楽しいこととか、うれしいことが過去にあったら、それをもう一度味わいたいとどこかで思うから、
誰かの犠牲になって死んでもいいなんて、わたしだったら、思わないな

たぶん愛情というのは、量で計れるもので、ゼロかマイナスになると、たいてい、その人は、いなくなる。
信頼は量では計れなくて、ラインというか、糸とか、ケーブルというか、そんな感じでしょう。
愛情の量がゼロになっても、信頼という、お互いをつなぐ、ラインとかケーブルが一本でも
残っていれば、コミュニケーションの可能性があるってことじゃないのかなぁ。

どんなに悲しいことを知ることになっても、コミュニケーションは取ったほうがいいんだと思った。
だって、こんなことは知らなければよかったというのは単に辛いだけだけど、相手が思ってることを
聞いてなかったら、いろいろ想像して一生考え続けないといけないじゃないですか。それって
辛いだけじゃなくて、後悔っていうか、それこそ地獄みたいなものじゃないですか。

元の妻と話したセキグチは、ようやく自分を直視する。

どうせダメな人間なんだ、ほっといてくれ、というのは最悪の態度だったのだと、今になってやっと
骨身に染みて理解した。それは、自己嫌悪とか、自分を卑下するとかではなく、単なる甘えだったのだ。
ときとして甘えは暴力よりもやっかいだ。暴力なら、立ち向かうとか、退避するとか、誰かに
支援してもらうとか、何らかの方法で対抗できるかも知れないが、甘えは、容認するか、
見放すしかない。しかも、甘えに応じることができなかったと自分を責めたりして、傷を負うこともある。

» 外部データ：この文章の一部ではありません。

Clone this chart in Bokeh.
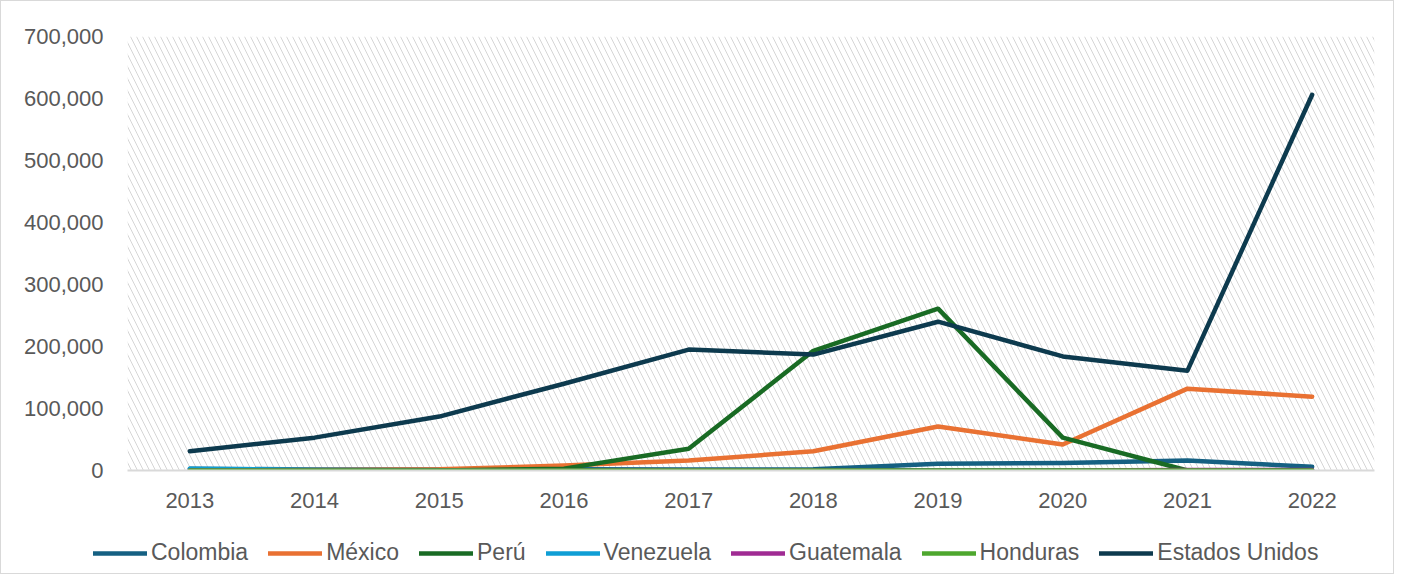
from bokeh.plotting import figure
from bokeh.layouts import column, row
from bokeh.models import Range1d, FixedTicker, NumeralTickFormatter, Legend, LegendItem, BoxAnnotation
from bokeh.embed import file_html
from bokeh.resources import INLINE

years = [2013, 2014, 2015, 2016, 2017, 2018, 2019, 2020, 2021, 2022]
colombia = [3000, 1500, 1500, 2000, 1500, 2000, 11000, 12000, 16000, 6000]
mexico = [1000, 1000, 2000, 8000, 16000, 31000, 71000, 42000, 132000, 119000]
peru = [0, 0, 0, 3000, 35000, 193000, 261000, 53000, 0, 0]
venezuela = [3000, 1000, 500, 500, 500, 500, 500, 500, 500, 500]
guatemala = [0, 0, 0, 0, 0, 0, 0, 0, 1000, 1000]
honduras = [0, 0, 0, 0, 0, 0, 0, 0, 0, 0]
estados_unidos = [31000, 53000, 87000, 140000, 195000, 187000, 240000, 184000, 161000, 606000]

series = [
    ("Colombia", colombia, "#156082"),
    ("México", mexico, "#E97132"),
    ("Perú", peru, "#196B24"),
    ("Venezuela", venezuela, "#0F9ED5"),
    ("Guatemala", guatemala, "#A02B93"),
    ("Honduras", honduras, "#4EA72E"),
    ("Estados Unidos", estados_unidos, "#0D3A4E"),
]

FONT = "Liberation Sans"
FS = "22px"
TXT = "#595959"
LW = 4.5

p = figure(width=1392, height=514, output_backend="svg", toolbar_location=None,
           x_range=Range1d(2012.5, 2022.5), y_range=Range1d(0, 700000),
           min_border_left=126, min_border_right=19, min_border_top=35, min_border_bottom=45,
           background_fill_color="white", border_fill_color="white")
p.outline_line_color = None

hatch = BoxAnnotation(fill_color="white", fill_alpha=1.0, line_color=None,
                      hatch_pattern="\\", hatch_color="#D6D6D6", hatch_scale=12,
                      hatch_weight=1.0, level="underlay")
p.add_layout(hatch)

p.xaxis.ticker = FixedTicker(ticks=years)
p.yaxis.ticker = FixedTicker(ticks=list(range(0, 700001, 100000)))
p.yaxis.formatter = NumeralTickFormatter(format="0,0")
p.xgrid.ticker = FixedTicker(ticks=[y + 0.5 for y in range(2012, 2023)])
p.xgrid.grid_line_color = "#E3E3E3"
p.ygrid.grid_line_color = "#E3E3E3"
p.xgrid.grid_line_width = 1.5
p.ygrid.grid_line_width = 1.5
p.xgrid.level = "image"
p.ygrid.level = "image"

for ax in (p.xaxis, p.yaxis):
    ax.major_tick_line_color = None
    ax.minor_tick_line_color = None
    ax.major_label_text_font = FONT
    ax.major_label_text_font_size = FS
    ax.major_label_text_color = TXT
p.yaxis.axis_line_color = None
p.xaxis.axis_line_color = "#D9D9D9"
p.xaxis.axis_line_width = 2
p.xaxis.major_label_standoff = 16
p.yaxis.major_label_standoff = 18

for name, vals, color in series:
    p.line(years, vals, line_color=color, line_width=LW, line_cap="round", line_join="round")

# legend strip (dummy renderers lie outside the visible range)
p2 = figure(width=1392, height=58, output_backend="svg", toolbar_location=None,
            x_axis_location=None, y_axis_location=None,
            x_range=Range1d(0, 1), y_range=Range1d(0, 1),
            min_border_left=0, min_border_right=0, min_border_top=18, min_border_bottom=0,
            background_fill_color="white", border_fill_color="white")
p2.outline_line_color = None
p2.grid.visible = False

items = []
for name, vals, color in series:
    r = p2.line(x=[-5, -4], y=[-5, -4], line_color=color, line_width=LW, line_cap="round")
    items.append(LegendItem(label=name, renderers=[r]))

legend = Legend(items=items, orientation="horizontal", location=(92, 7),
                label_text_font=FONT, label_text_font_size="23px", label_text_color=TXT,
                glyph_width=54, glyph_height=22, label_height=22, spacing=20, label_standoff=4,
                border_line_color=None, background_fill_alpha=0, padding=0, margin=0)
p2.add_layout(legend, "center")

layout = column(p, row(p2), spacing=0, styles={"border": "1px solid #D9D9D9"})

open("out.html", "w").write(file_html(layout, INLINE))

テロで日本を廃墟にもどそうとする老人たちに、セキグチたちはシンパシーも感じる。

連中は明確な目標を持ち、実行しようとしている。他の人間はみな、安全なところから批判したり、
ぐだぐだ不平不満を言ったり、もっと生活を楽にしてくれとか、景気を回復させてくれとか
陳情するだけだ。批判したり、陳情したりしても、この三十年あまり、まったく何も変わらなかった。
衰退は静かにはじまり、やがて加速して、常態になった。考え方も、システムも、現状にフィット
していないと、ほとんどすべての日本人が気づいてたのに、ただ不平不満を言うだけだった。
そのうち目に見えて衰退していき、出口が見えないどころか、誰も出口を探そうともしなくなり、
やがて出口のことを考えることさえ放棄した。ミツイシたちは、陳情したりしない。お願いなんか
してもムダだと骨の髄までわかっている。
しかし(一般人を巻き込むテロは)、目的がどんなに崇高でも、許されることではない。